Rows from a dataset of charts and code
● ● ● ● ● ● ●

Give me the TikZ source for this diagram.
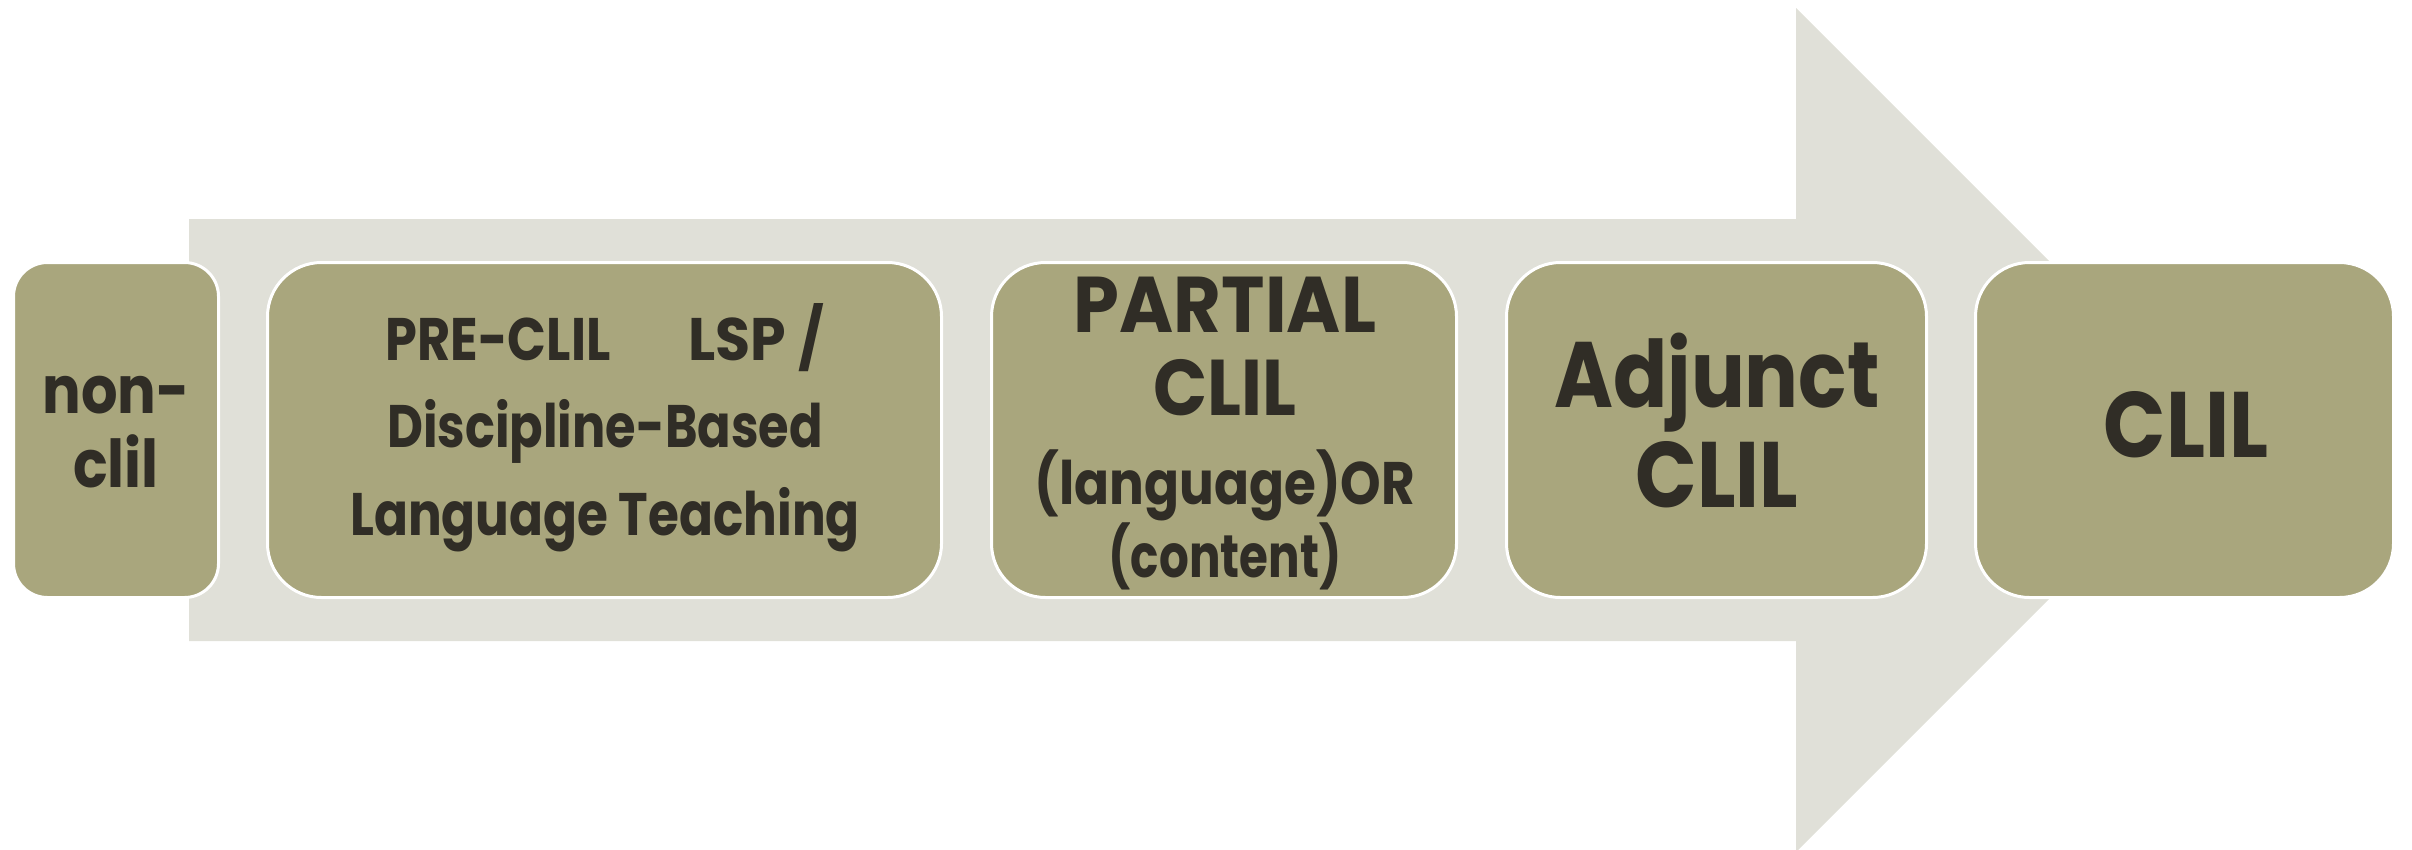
\documentclass[tikz,border=0pt]{standalone}
\usepackage{graphicx}
\usepackage{fontspec}
\setmainfont{Poppins}
\definecolor{arrowfill}{HTML}{E0E0D8}
\definecolor{boxfill}{HTML}{A9A67D}
\definecolor{inktext}{HTML}{302D26}
\newcommand\hsq[2]{\scalebox{#1}[1]{#2}}
\begin{document}
\begin{tikzpicture}[x=1pt,y=-1pt,
  stage/.style={draw=white, line width=3pt, fill=boxfill, rounded corners=#1, inner sep=0pt},
  label/.style={text=inktext, align=center, anchor=base, inner sep=0pt}]
\useasboundingbox (0,0) rectangle (2412,849);
\begin{scope}
\clip (0,0) rectangle (2412,849);
\fill[arrowfill] (189,219) -- (1796,219) -- (1796,8) -- (2218,430) -- (1796,852) -- (1796,641) -- (189,641) -- cycle;
\end{scope}
\path[stage=34] (13.5,262.5) rectangle (218.5,597.5);
\path[stage=54] (267.5,262.5) rectangle (941.5,597.5);
\path[stage=54] (991.5,262.5) rectangle (1456.5,597.5);
\path[stage=54] (1506.5,262.5) rectangle (1926.5,597.5);
\path[stage=54] (1975.5,262.5) rectangle (2393.5,597.5);
\node[label, font=\bfseries\fontsize{66}{74}\selectfont] (t1) at (116,487) {\hsq{0.87}{non-}\\\hsq{0.87}{clil}};
\node[label, font=\bfseries\fontsize{60}{87.5}\selectfont] (t2) at (605,535) {\hsq{0.85}{PRE-CLIL}\hspace{78pt}\hsq{0.95}{LSP /}\\\hsq{0.824}{Discipline-Based}\\\hsq{0.834}{Language Teaching}};
\node[label, font=\bfseries\fontsize{79}{83}\selectfont] (t3) at (1225,415) {\hsq{0.93}{PARTIAL}\\\hsq{0.9}{CLIL}};
\node[label, font=\bfseries\fontsize{60}{60}\selectfont] (t3b) at (1225,577) {\hsq{0.86}{(language)OR}\\\hsq{0.78}{(content)}};
\node[label, font=\bfseries\fontsize{93}{100}\selectfont] (t4) at (1717,507) {\hsq{0.86}{Adjunct}\\\hsq{0.87}{CLIL}};
\node[label, font=\bfseries\fontsize{93}{100}\selectfont] (t5) at (2186,457) {\hsq{0.88}{CLIL}};
\end{tikzpicture}
\end{document}
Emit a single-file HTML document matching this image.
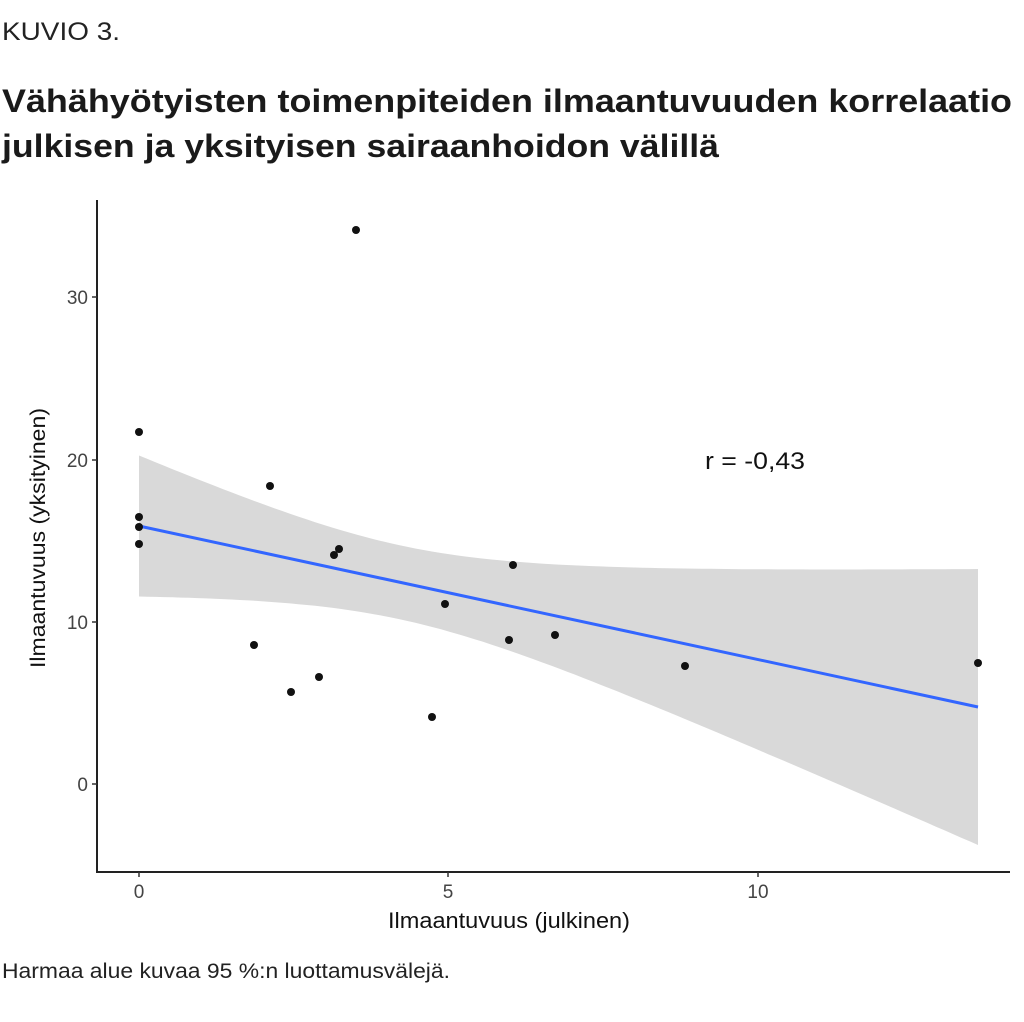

● ● ● ● ● ● ●

:: PROBLEM REQUIREMENTS ::
Without the pictures, restate all the entries above exactly.

:: COMPLETE OUTPUT ::
Give me the TikZ source for this diagram.
\documentclass[tikz,border=0pt]{standalone}
\usepackage{graphicx}
\usepackage{fontspec}
\setmainfont{Poppins}
\definecolor{arrowfill}{HTML}{E0E0D8}
\definecolor{boxfill}{HTML}{A9A67D}
\definecolor{inktext}{HTML}{302D26}
\newcommand\hsq[2]{\scalebox{#1}[1]{#2}}
\begin{document}
\begin{tikzpicture}[x=1pt,y=-1pt,
  stage/.style={draw=white, line width=3pt, fill=boxfill, rounded corners=#1, inner sep=0pt},
  label/.style={text=inktext, align=center, anchor=base, inner sep=0pt}]
\useasboundingbox (0,0) rectangle (2412,849);
\begin{scope}
\clip (0,0) rectangle (2412,849);
\fill[arrowfill] (189,219) -- (1796,219) -- (1796,8) -- (2218,430) -- (1796,852) -- (1796,641) -- (189,641) -- cycle;
\end{scope}
\path[stage=34] (13.5,262.5) rectangle (218.5,597.5);
\path[stage=54] (267.5,262.5) rectangle (941.5,597.5);
\path[stage=54] (991.5,262.5) rectangle (1456.5,597.5);
\path[stage=54] (1506.5,262.5) rectangle (1926.5,597.5);
\path[stage=54] (1975.5,262.5) rectangle (2393.5,597.5);
\node[label, font=\bfseries\fontsize{66}{74}\selectfont] (t1) at (116,487) {\hsq{0.87}{non-}\\\hsq{0.87}{clil}};
\node[label, font=\bfseries\fontsize{60}{87.5}\selectfont] (t2) at (605,535) {\hsq{0.85}{PRE-CLIL}\hspace{78pt}\hsq{0.95}{LSP /}\\\hsq{0.824}{Discipline-Based}\\\hsq{0.834}{Language Teaching}};
\node[label, font=\bfseries\fontsize{79}{83}\selectfont] (t3) at (1225,415) {\hsq{0.93}{PARTIAL}\\\hsq{0.9}{CLIL}};
\node[label, font=\bfseries\fontsize{60}{60}\selectfont] (t3b) at (1225,577) {\hsq{0.86}{(language)OR}\\\hsq{0.78}{(content)}};
\node[label, font=\bfseries\fontsize{93}{100}\selectfont] (t4) at (1717,507) {\hsq{0.86}{Adjunct}\\\hsq{0.87}{CLIL}};
\node[label, font=\bfseries\fontsize{93}{100}\selectfont] (t5) at (2186,457) {\hsq{0.88}{CLIL}};
\end{tikzpicture}
\end{document}
Emit a single-file HTML document matching this image.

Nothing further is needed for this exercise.